DIRECTIONS FOR THIS TASK:
Do not include the pictures; repeat the rest of the data exactly.

INFORMATION SHOWN:

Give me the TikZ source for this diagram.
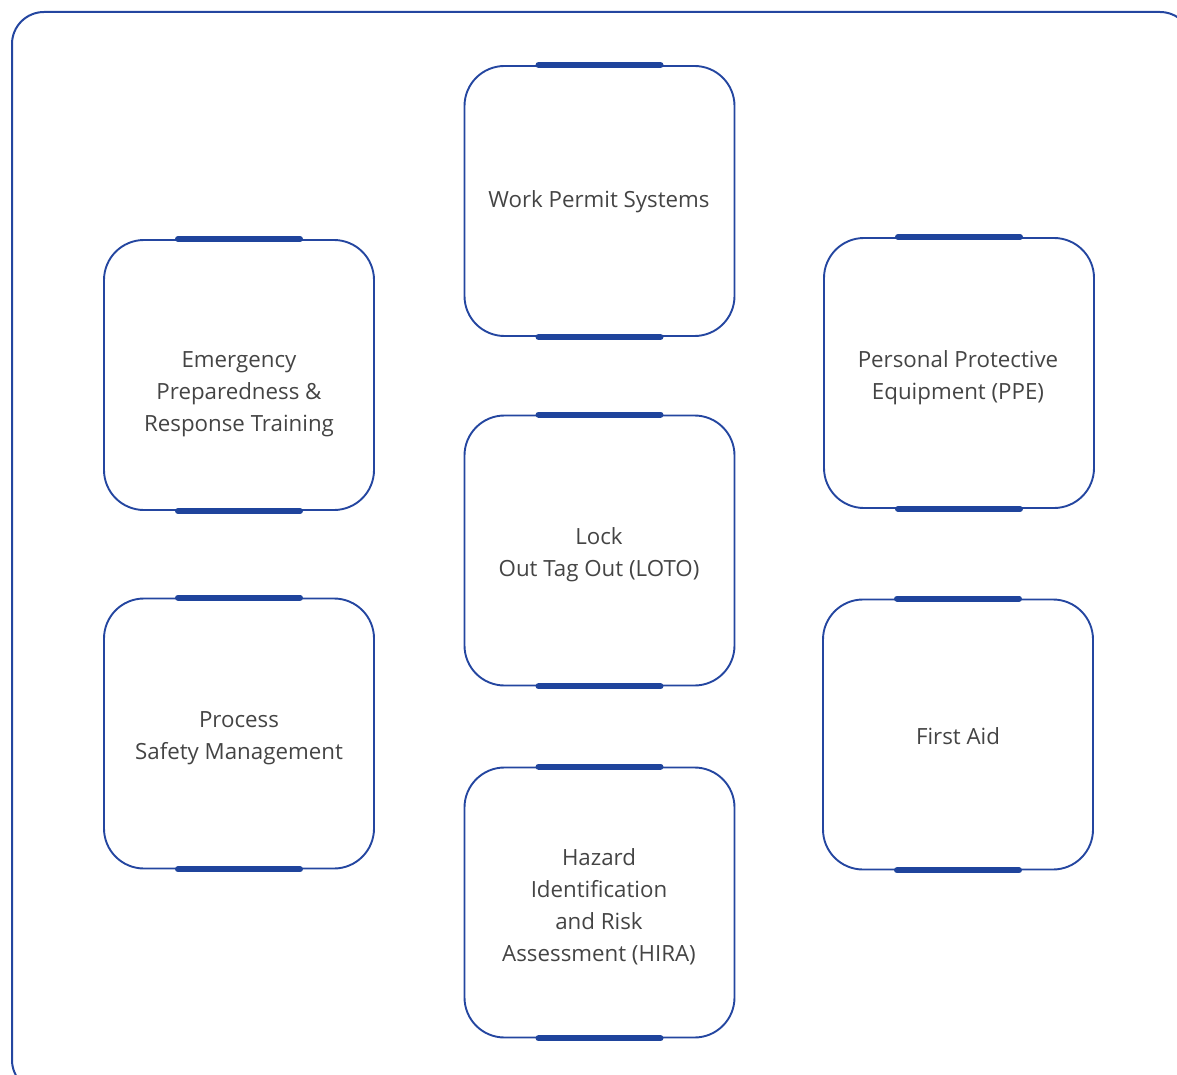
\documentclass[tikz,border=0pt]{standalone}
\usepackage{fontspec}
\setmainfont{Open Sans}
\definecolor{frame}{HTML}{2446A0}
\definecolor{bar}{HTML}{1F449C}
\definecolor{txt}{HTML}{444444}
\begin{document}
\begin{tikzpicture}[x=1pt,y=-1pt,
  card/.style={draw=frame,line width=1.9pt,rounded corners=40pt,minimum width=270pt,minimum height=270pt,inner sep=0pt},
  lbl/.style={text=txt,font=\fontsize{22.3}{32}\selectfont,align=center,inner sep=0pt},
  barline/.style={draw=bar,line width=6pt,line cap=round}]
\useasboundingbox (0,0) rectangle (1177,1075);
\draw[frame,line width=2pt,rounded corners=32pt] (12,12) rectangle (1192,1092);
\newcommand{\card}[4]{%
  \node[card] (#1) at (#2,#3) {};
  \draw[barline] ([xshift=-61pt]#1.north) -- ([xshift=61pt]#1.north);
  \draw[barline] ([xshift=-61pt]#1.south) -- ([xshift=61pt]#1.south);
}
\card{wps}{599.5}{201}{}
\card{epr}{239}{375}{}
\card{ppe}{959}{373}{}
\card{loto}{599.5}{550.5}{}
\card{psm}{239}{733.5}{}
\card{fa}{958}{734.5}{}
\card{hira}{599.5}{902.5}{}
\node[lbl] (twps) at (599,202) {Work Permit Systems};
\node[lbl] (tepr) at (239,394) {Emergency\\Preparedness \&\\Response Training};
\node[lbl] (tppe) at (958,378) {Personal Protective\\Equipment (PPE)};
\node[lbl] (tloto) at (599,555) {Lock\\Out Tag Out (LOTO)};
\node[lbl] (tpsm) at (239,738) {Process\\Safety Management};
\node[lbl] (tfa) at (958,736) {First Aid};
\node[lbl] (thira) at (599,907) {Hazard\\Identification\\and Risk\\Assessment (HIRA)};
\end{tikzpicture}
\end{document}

RESPONSE FOR THIS EXERCISE:
Give me the TikZ source for this diagram.
\documentclass[tikz,border=0pt]{standalone}
\usepackage{fontspec}
\setmainfont{Open Sans}
\definecolor{frame}{HTML}{2446A0}
\definecolor{bar}{HTML}{1F449C}
\definecolor{txt}{HTML}{444444}
\begin{document}
\begin{tikzpicture}[x=1pt,y=-1pt,
  card/.style={draw=frame,line width=1.9pt,rounded corners=40pt,minimum width=270pt,minimum height=270pt,inner sep=0pt},
  lbl/.style={text=txt,font=\fontsize{22.3}{32}\selectfont,align=center,inner sep=0pt},
  barline/.style={draw=bar,line width=6pt,line cap=round}]
\useasboundingbox (0,0) rectangle (1177,1075);
\draw[frame,line width=2pt,rounded corners=32pt] (12,12) rectangle (1192,1092);
\newcommand{\card}[4]{%
  \node[card] (#1) at (#2,#3) {};
  \draw[barline] ([xshift=-61pt]#1.north) -- ([xshift=61pt]#1.north);
  \draw[barline] ([xshift=-61pt]#1.south) -- ([xshift=61pt]#1.south);
}
\card{wps}{599.5}{201}{}
\card{epr}{239}{375}{}
\card{ppe}{959}{373}{}
\card{loto}{599.5}{550.5}{}
\card{psm}{239}{733.5}{}
\card{fa}{958}{734.5}{}
\card{hira}{599.5}{902.5}{}
\node[lbl] (twps) at (599,202) {Work Permit Systems};
\node[lbl] (tepr) at (239,394) {Emergency\\Preparedness \&\\Response Training};
\node[lbl] (tppe) at (958,378) {Personal Protective\\Equipment (PPE)};
\node[lbl] (tloto) at (599,555) {Lock\\Out Tag Out (LOTO)};
\node[lbl] (tpsm) at (239,738) {Process\\Safety Management};
\node[lbl] (tfa) at (958,736) {First Aid};
\node[lbl] (thira) at (599,907) {Hazard\\Identification\\and Risk\\Assessment (HIRA)};
\end{tikzpicture}
\end{document}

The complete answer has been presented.